Ben Stiller inhabits the role of a hard-pressed, somewhat neurotic dad with brilliant fidelity in the engrossing Brad’s Status.

Brad is 47 and works as a consultant for a non-profit organization, the last dregs of his youthful idealism seeping rapidly away as he worries about his status and how much his only son is going to cost him in college. He lies awake at night beside his infinitely tolerant wife Melanie (Jenna Fischer), fretting about how little he has achieved. 

Mid-lifey Brad sees a bunch of his school and college friends apparently succeeding well in the areas of high finance, political journalism, architecture. One is so wealthy he is already retired and is living a slothful existence of sex and surf in Maui. Meanwhile, Brad wants to make money before it is too late, but he hasn’t got a clue how to do so as he tries to keep up appearances. There is a sense that it is getting too late to change. So what we get is a mid-life crisis movie, as though Anomalisa had all the stop motion models taken out, and its angst tempered with acerbic, wry humour.

So Brad envies his pals their lives, the true facts of whose existences are completely unknown to him as the movie gets underway. We have all been there, admit it - at least for five minutes of our lives - that particular sordid corner where fantasy and envy meet.

Father and son attend a concert in Brad's Status

Thus, through Brad ‘s stream-of-consciousness voice-over, we follow the crazed notions inside Brad’s poor over-tasked brain, notions which come a cropper under the hooves of horse sense as reality dawns. Meanwhile, the camera does the rest, capturing the Woody Allen-like fantasy cameos that show Brad imagining how his friends are doing. There's the high financier and his family in a private jet, the wealthy young retiree on a beach in Maui in the company of two beautiful young women, Michael Sheen's canny political pundit constantly sashaying in and out of TV studios. The cameos seem suspect and it turns out they are not the full story.

But this is only half of what is a potent, pithy story, the rest is the father-son relationship through which The Education of Brad - that could be another title for the movie - is frantically pursued. Brad and his only son Troy - played with marvellous slacker aplomb by Austin Abram - leave their Sacramento home to fly to Boston where Troy is scheduled to attend his enrollment interview for Harvard. Yes, Brad has big ideas for the son.

Ben Stiller as Brad and Jenna Fischer as his infinitely loving wife Melanie

Father and son meet up with two female students, acquaintances of Troy, and Brad suddenly falls in thrall to one of them, a girl of Indian extraction. She reminds him of his idealistic young self when he too studied Government at college and they converse late into the night in a bar. Brad learns a few home truths about the extent of his vanity and self pity from the earnest, bright girl who is over half his age.
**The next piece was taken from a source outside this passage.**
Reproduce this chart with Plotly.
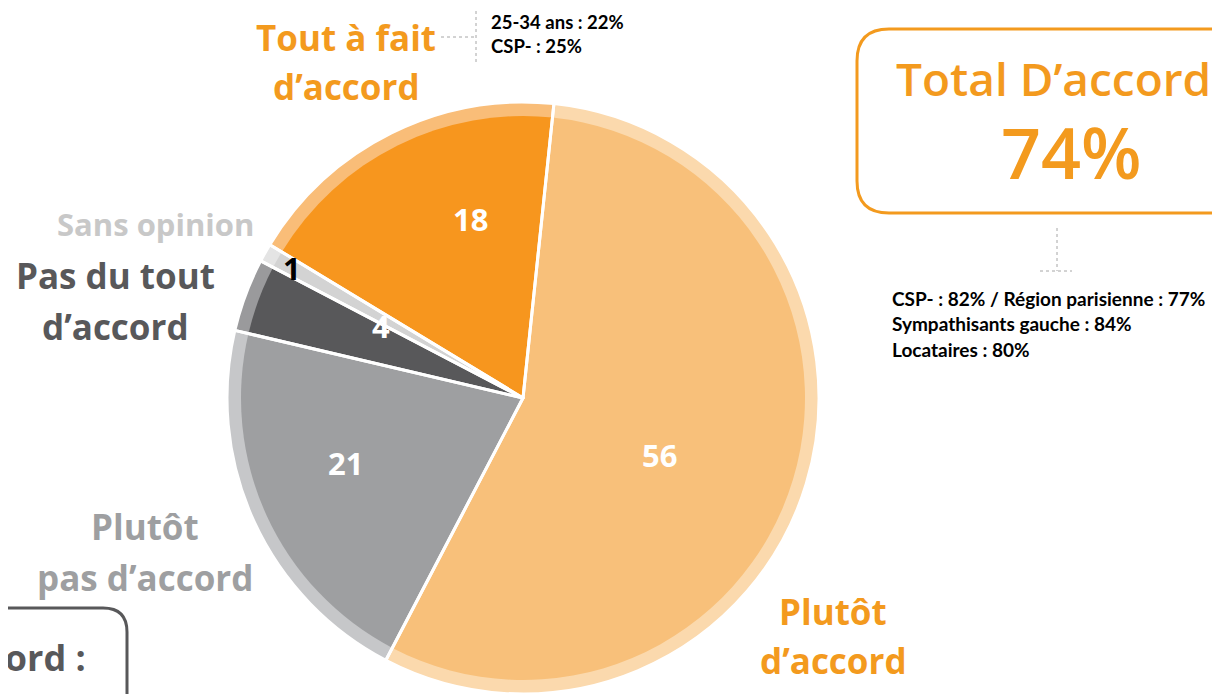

It's a familiar theme, Brad is clearly transferring desires for fulfillment on to his young lad’s timorous shoulders, before beginning to wonder about the value of it all. Is Harvard, with all its vaunted prestige, all it’s cracked up to be? Is overweening ambition not rather tawdry and not a great thing for your son anyway?

We are made to reflect on these basic questions as director Michael White peers behind the American dream, with its garish stage props of competitiveness and greed. Witty and perceptive, Brad's Status is an indie gem, one of whose producers incidentally is Brad Pitt.